Walking the spiritual path means awakening to our true nature – which the Tantrikas call essence nature, or awareness. And it means liberating ourselves from conditioning – including from those implicit memories that generate a trauma response.
Whilst I didn’t know it, for years, my approach to awakening and liberation was slowly devouring, digesting and dissolving childhood trauma. I had been focusing on this through the lens of samskara theory – the necessity to devour, digest and dissolve undigested emotional experiences from the past. This served me well, and allowed for so much to be processed. This process, which was happening intuitively, sped up dramatically when I discovered the work of Christopher Wallis and particularly the framework of Upāya (the skilful means to ljberation).
However what I’ve realised in the past three weeks is that samskara theory doesn’t cover all the conditioning that arses on the spiritual path. Trauma responses can include samskara, but not always. Direct experience has revealed that it’s possible to dissolve samskaras, and yet still have a trauma response, which is generated by habitual nervous system responses and implicit memory.
Fortunately, the principles of samskara theory are transferable to working with trauma. As I continue to work with direct experience, students, and clients, I am discovering how to skilfully support the dissolving of trauma responses through the lens of awakening and liberation. That is a whole other article though (or book!).
What is becoming clear though is that it’s really painful to awaken to essence nature when there is childhood trauma because it requires coming face to face with the pain, patterns and trauma responses of the traumatised child.
The persona or mask that was generated often feels a lot safer, more pleasurable and likeable than this traumatised self underneath. Yet to discover who and what we truly are – awareness nature – we have to love and integrate this rejected aspect of our being.
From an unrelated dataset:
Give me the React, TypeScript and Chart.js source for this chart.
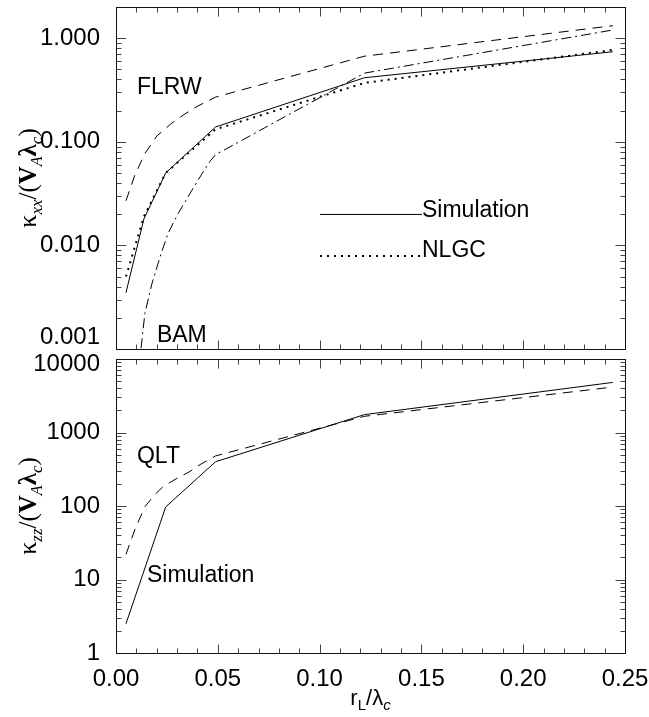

This is also why many people use the spiritual path as escapism, and a way to further prop up the persona and mask created to escape the traumatised self. The very thing that is meant to liberate – spirituality – becomes the thing that generates even strong (and therefore safer) prison bars. This kind of addiction shows up in spiritual events that mash together all different types of lineages and approaches to spirituality – like combining a Cacao Ceremony, Breathwork, Ecstatic Dance and Kirtan into one event. Chase the high, feed the spiritual persona, and avoid the traumatised self. So the cycle continues.
Yet the spiritual path also offers a way into loving and integrating the traumatised self. Through learning how to orientate to awareness, we learn how to hold the intensity of sensation that arises within us in a resourced manner. Through dis-identifying with our thoughts and feelings, we learn how to recognise that the programming that runs is not who we are. Through meeting reality as it is, we learn how to love whatever arises, and so rewire the old patterning.
It’s not an easy path.
But it is a liberating, embodied, and empowering path.
You are not your trauma.
You are not your trauma response patterns.
You are not the traumatised self.
You are that which is aware of it all.